With excitement growing around the launch of Freeview HD, you might be forgiven for wondering what's happened to Freesat.

The upstart satellite service launched with a whirl of publicity last year, and for a (short) period looked a viable hi-def alternative to Sky.

However, with no new HD channel announcements and a failure to deliver on interactive promises, Freesat has begun to look like yesterday's news. But the free-to-view service says it has been quietly racking up viewers.

Freesat MD Emma Scott says that the service has now doubled its install base to 600,000 households over the past year. 'To achieve this level of sales and viewing in such a short space of time is a fantastic achievement and testament to the ever-growing appeal of Freesat, both to consumers and broadcasters,' she says.
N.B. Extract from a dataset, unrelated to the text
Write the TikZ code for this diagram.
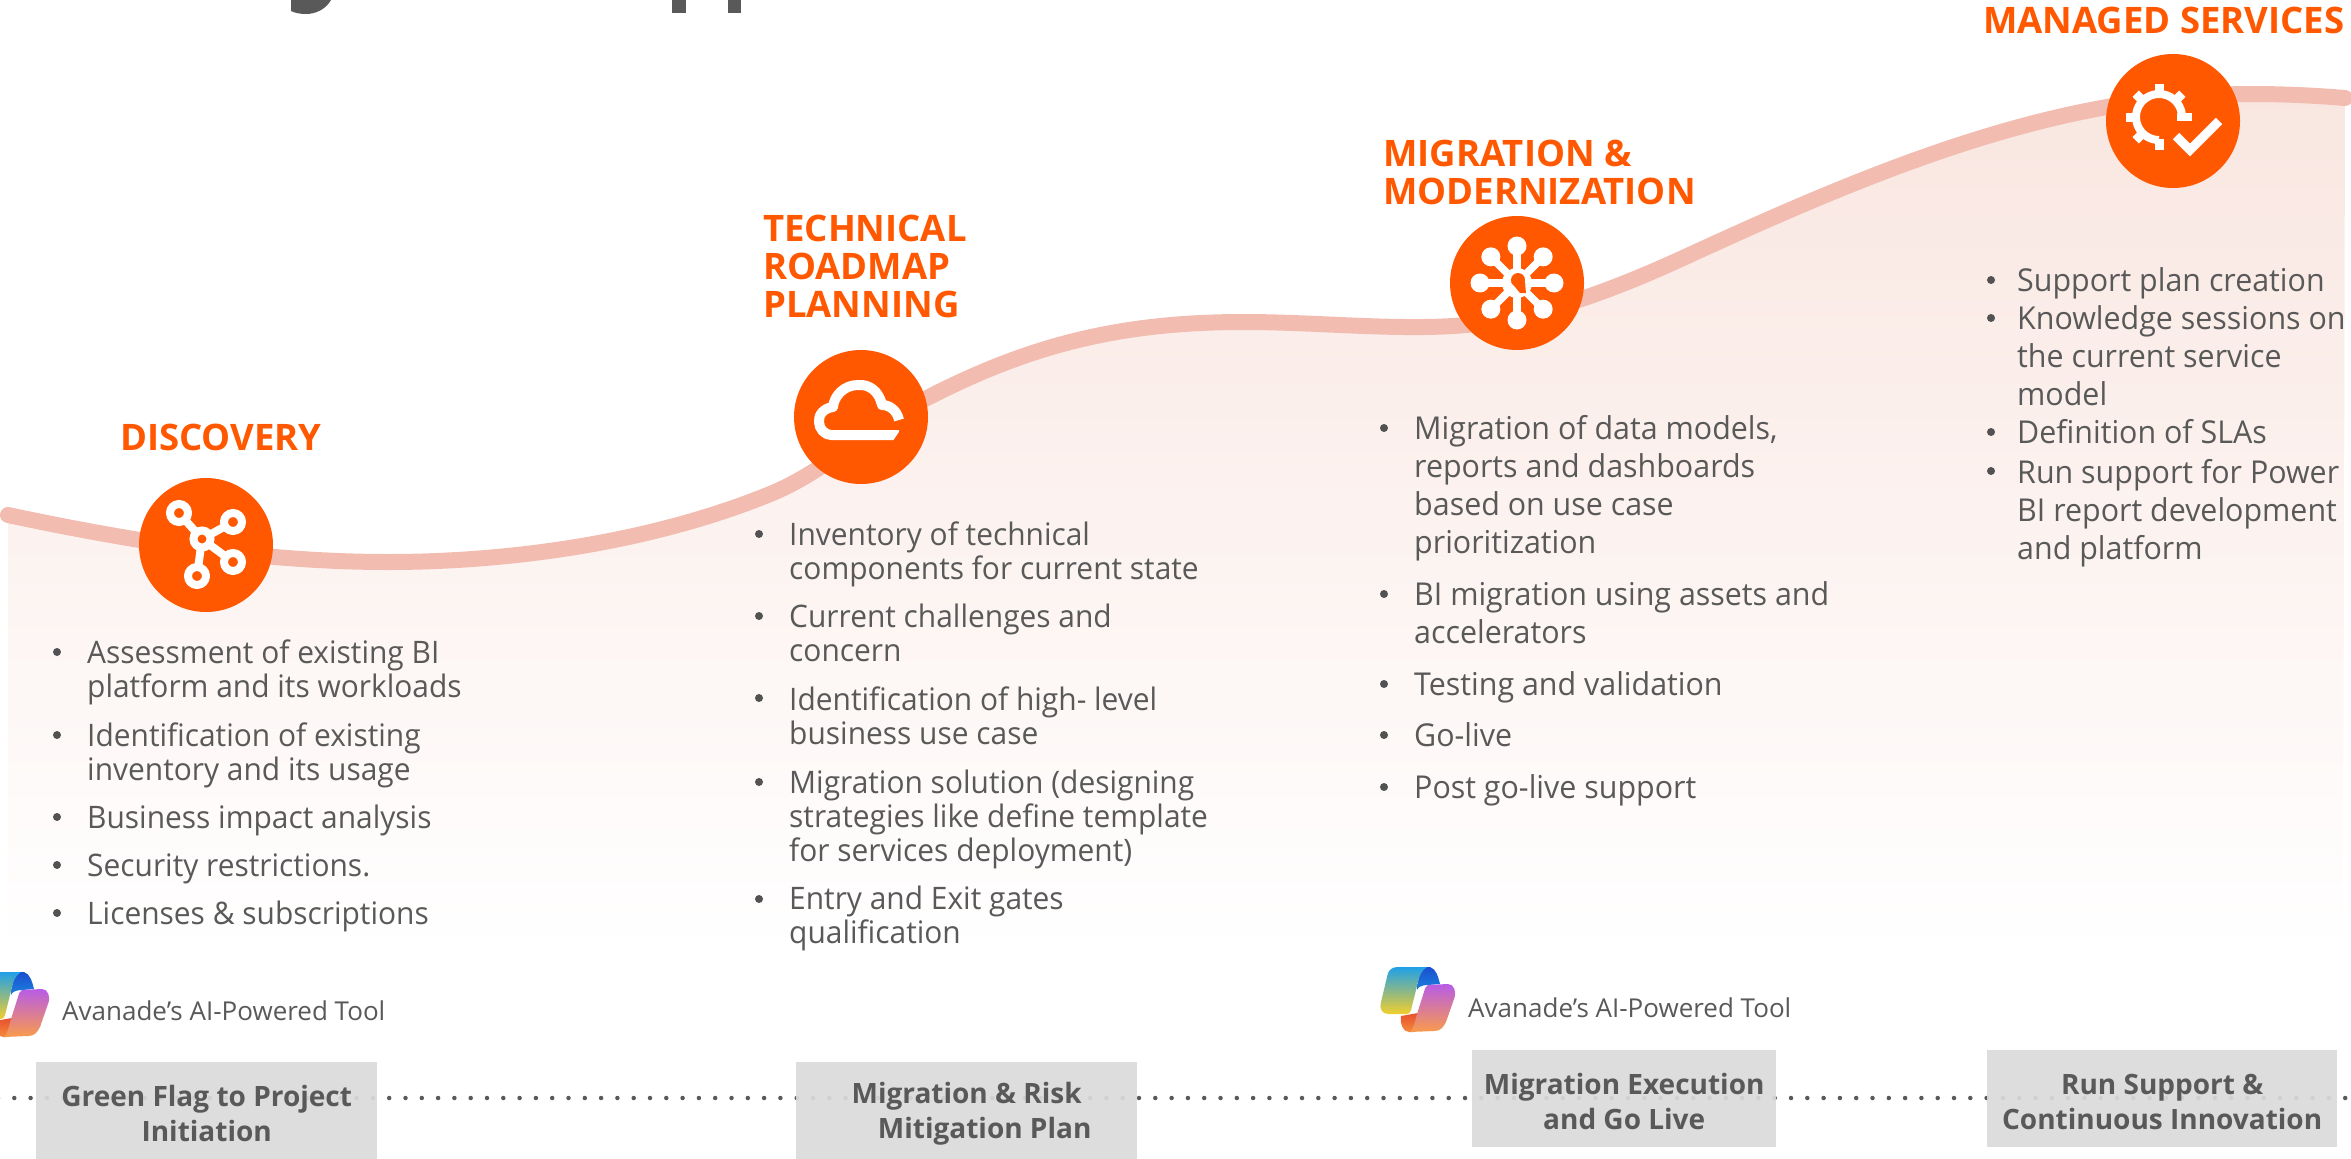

Scott also makes the point that it's taken BT nearly three years to reach 443,000 customers with its BT Vision PVR Freeview/VOD platform. 'We've had a brilliant summer and are confident that we'll continue to report outstanding growth, especially in the run up to the World Cup.'

But can this growth spurt really continue? An introduction date for the BBC iPlayer remains AWOL, and the satellite service looks unlikely to evolve into a content rich HD platform anytime soon. A straw poll of the HCC News Team reveals that Freeview HD, and not Freesat, will provide a logical evolutionary path for the Blu-ray recorder market in the UK.